Familia militar 3: Allende sin palacio
Paisajes de la capitanía
general, así podría llamarse esta crónica. La representación del arte a veces colabora
con la memoria popular. En el último festival de cine asistí a la exhibición de
Eloy. Estaba presente Mario Lorca, actor de Punucapa que representa dos
personajes al mismo tiempo: el paco y el ladrón, como el antiguo juego. Su función consiste
en mostrar la traición. Es una hermosa película, con esos tonos en blanco y
negro que le dan intensidad al carácter; el bandolero, figura del héroe
proletario —interpretado por Raúl Parini—, traza la soledad del hombre recio al
modo del western a través de la pérdida y la incomprensión. A diferencia de
Parini, Lorca interpreta la figura ladina del ladrón y el carabinero
desclasado, el elemento clave de la descomposición y la deslealtad. Lo explicó
en la sala de cine después de la exhibición: aprendió la risa que gobierna a
estas dos figuras, el sarcasmo como forma de habla y sometimiento. Antecedente
anímico que construye a los delatores; la humillación y el abuso del poder que
articulan la modulación de su sonrisa.
Las instituciones armadas
no extraen su población de la nada. Una de las fuentes de la pesca de arrastre fue
el “amado” huaso chileno, que en el campo vivía pauperizado y en condiciones de
sobrevivencia. Lo verbalizo en el pretérito perfecto “fue” porque sus capturas
se han trasladado. Estas instituciones constituyen también una población,
aunque domesticada de tal manera que se excluye del pueblo. El humor ladino,
tan bien retratado por Raúl Ruiz, tiene ese doble filo: la resistencia ante los
mandatos del dueño de fundo, con el uso de un silencio preciso y filoso que
resguarda sus intenciones, así como la violencia albergada en su indescifrable
subjetividad, llegando a emplear la agresión contra su misma procedencia social.

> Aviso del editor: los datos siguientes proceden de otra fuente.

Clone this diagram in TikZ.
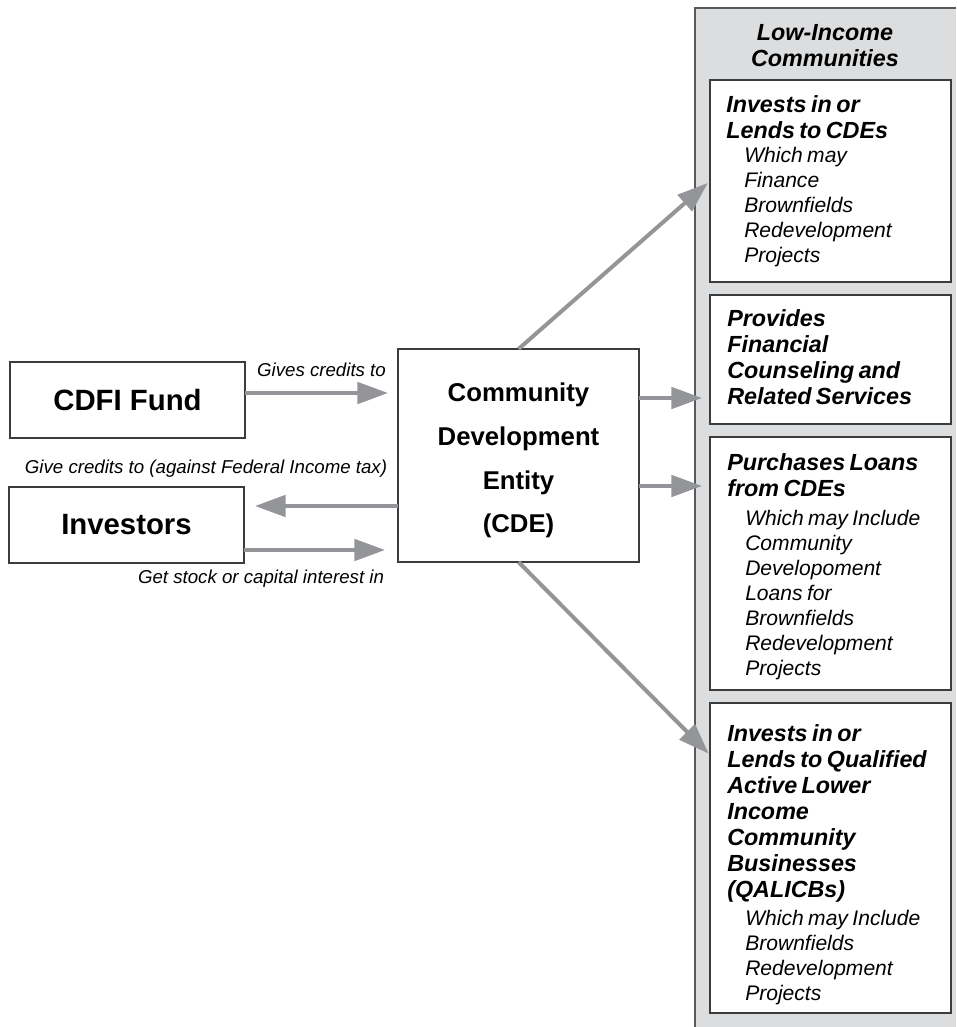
\documentclass[tikz,border=0pt]{standalone}
\usepackage{fontspec}
\setmainfont{Liberation Sans}
\usetikzlibrary{arrows.meta,calc}
\definecolor{arrowgray}{RGB}{147,149,152}
\definecolor{panelfill}{RGB}{220,221,223}
\definecolor{panelline}{RGB}{88,89,91}
\definecolor{boxline}{RGB}{60,60,60}
\setlength{\parindent}{0pt}
\newcommand{\headlines}[1]{{\fontsize{17.5}{19.5}\selectfont\bfseries\itshape #1\par}}
\newcommand{\sublines}[1]{{\fontsize{15.8}{18.75}\selectfont\itshape\leftskip=13.5pt #1\par}}
\begin{document}
\begin{tikzpicture}[x=0.75pt, y=-0.75pt,
        box/.style={draw=boxline, line width=1.1pt, fill=white, inner sep=0pt, outer sep=0pt},
        boxtext/.style={anchor=north west, inner sep=0pt, text width=170pt, align=left},
        flow/.style={draw=arrowgray, line width=3pt, -{Triangle[length=23pt, width=16pt]}},
        lbl/.style={font=\fontsize{14}{16}\selectfont\itshape, inner sep=0pt}]
        \useasboundingbox (0, 0) rectangle (956, 1027);

        \fill[panelfill] (695, 8) rectangle (956, 1027);
        \draw[panelline, line width=1.5pt] (695, 1027) -- (695, 8) -- (956, 8);

        \node[font=\fontsize{17.5}{19.2}\selectfont\bfseries\itshape, align=center, inner sep=0pt] (lic) at (825, 45.5) {Low-Income\\Communities};

        \node[box, minimum width=176.25pt, minimum height=57pt, font=\fontsize{22}{26}\selectfont\bfseries] (fund) at (127.5, 400) {CDFI Fund};
        \node[box, minimum width=176.25pt, minimum height=57pt, font=\fontsize{22}{26}\selectfont\bfseries] (inv) at (126.5, 525) {Investors};
        \node[box, minimum width=180.75pt, minimum height=159.75pt] (cde) at (518.5, 455.5) {};
        \node[align=center, inner sep=0pt, font=\fontsize{19.3}{32.8}\selectfont\bfseries] (cdetext) at ($(cde.center)+(0, 5)$) {Community\\Development\\Entity\\(CDE)};

        \node[box, minimum width=180.75pt, minimum height=151.5pt] (b1) at (830.5, 181) {};
        \node[box, minimum width=180.75pt, minimum height=96.75pt] (b2) at (830.5, 359.5) {};
        \node[box, minimum width=180.75pt, minimum height=189.75pt] (b3) at (830.5, 563.5) {};
        \node[box, minimum width=180.75pt, minimum height=232.5pt] (b4) at (830.5, 858) {};

        \node[boxtext] (t1) at ($(b1.north west)+(16, 15)$) {\headlines{Invests in or\\Lends to CDEs}\vspace{-0.5pt}\sublines{Which may\\Finance\\Brownfields\\Redevelopment\\Projects}};
        \node[boxtext] (t2) at ($(b2.north west)+(17, 14.5)$) {\headlines{Provides\\Financial\\Counseling and\\Related Services}};
        \node[boxtext] (t3) at ($(b3.north west)+(17, 16.5)$) {\headlines{Purchases Loans\\from CDEs}\vspace{2.5pt}\sublines{Which may Include\\Community\\Developoment\\Loans for\\Brownfields\\Redevelopment\\Projects}};
        \node[boxtext] (t4) at ($(b4.north west)+(17, 21)$) {\headlines{Invests in or\\Lends to Qualified\\Active Lower\\Income\\Community\\Businesses\\(QALICBs)}\vspace{2.5pt}\sublines{Which may Include\\Brownfields\\Redevelopment\\Projects}};

        \coordinate (c1) at ($(fund.east)+(0, -7)$);
        \coordinate (c2) at ($(cde.west)+(0, 50.5)$);
        \coordinate (c3) at ($(inv.east)+(0, 25)$);
        \coordinate (c5) at ($(cde.east)+(0, -57.5)$);
        \coordinate (c6) at ($(cde.east)+(0, 30.5)$);
        \coordinate (c7) at ($(b4.north west)+(0, 52)$);

        \draw[flow, shorten >=7.5pt] (c1) -- node[lbl, midway, above=10.5pt] {Gives credits to} (c1 -| cde.west);
        \draw[flow, shorten >=8.25pt] (c2) -- (c2 -| inv.east);
        \draw[flow, shorten >=9.75pt] (c3) -- (c3 -| cde.west);
        \draw[flow, shorten >=2.25pt] (cde.north) -- (b1.west);
        \draw[flow, shorten >=6pt] (c5) -- (c5 -| b2.west);
        \draw[flow, shorten >=6pt] (c6) -- (c6 -| b3.west);
        \draw[flow, shorten >=1.5pt] (cde.south) -- (c7);

        \node[lbl, anchor=base] (give) at (206, 473) {Give credits to (against Federal Income tax)};
        \node[lbl, anchor=base] (get) at (261, 583) {Get stock or capital interest in};
\end{tikzpicture}
\end{document}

Gracias a que Carlos Droguett participó como guionista, Humberto Ríos retrata
un Eloy con la intensidad sicológica de la resistencia, proveniente del origen
de clase. El bandolero conforma un héroe solitario, patriarcal y violento, aunque
no pierde de vista las condiciones de vida que lo llevaron a esta situación. A
pesar de su formación en la crueldad, tiene la suficiente capacidad de
autoanálisis y experiencia como para reconocer la historia de sometimiento que
el orden del mundo le ha exigido.
En una escena que despertó
la polémica entre el escritor y el director, Eloy se habla a sí mismo en su
velorio. El director la encontraba demasiado surrealista, pero Droguett
insistió en escenificarla; por una parte, este breve disenso da cuenta de dos
formas de realismo en disputa, pero también de la potencia de reconocimiento
reflexivo del bandolero. Ese “darse cuenta” de las condiciones existenciales de
la muerte y su lugar en el mundo de los oprimidos, manifiestan los cortes de
escena del salto y la disrupción en la linealidad progresiva de la vida; es
decir, el triste riel de la catástrofe que exige el obediente sometimiento,
encarnado por el personaje del carabinero. Los recuerdos, la huella frágil de
la historia, articulan la deshilvanada memoria legada del daño —tanto
individual como colectivo— y, por lo tanto, el anónimo fulgor del pasado que
irrumpe por medio de los objetos y las heridas en el cuerpo de Eloy. Huellas
mnémicas, difíciles de articular en palabras, que se transmiten desde el dolor
y los abusos.
Estos abruptos cortes en
la filmación muestran otra temporalidad, otra dramaturgia en el tiempo de la
historia de Chile. No se trata de la comprensión del pasado como una conciencia
histórica hilvanada en una secuencia, proveniente de la concepción ilustrada.
El rostro de Raúl Parini grafica en sus surcos el paso lacerado de la
existencia. Atrapado en una casa pobre de campo, luchando solo contra la
policía armada, Eloy es un Allende sin palacio. Comprendió la potencia de la
traición; y aunque no podía hacer nada contra ella, atisbaba de donde venía la
estructura de la violencia. Como El gavilán de Violeta Parra, la
tragedia no consiste en la muerte, sino en la soledad y el aprendizaje de la
desconfianza. El sarcasmo de la familia militar sedimenta experiencia de la
humillación, por medio de la cual el cinismo mantiene arraigado los
estereotipos de clase. Apela a la resignación y la uniformidad de la vida, sin
expectativas de vida, que el uniforme normaliza. Vestir el cuerpo, paso a paso
(imaginen: desde las botas, los cordones, la hebilla y el gorro), significa
relegar los deseos a la fuerza de un otro que se apropia de los sentidos. ¿Esta
es la actual diferencia que se da en las calles entre pueblo y población?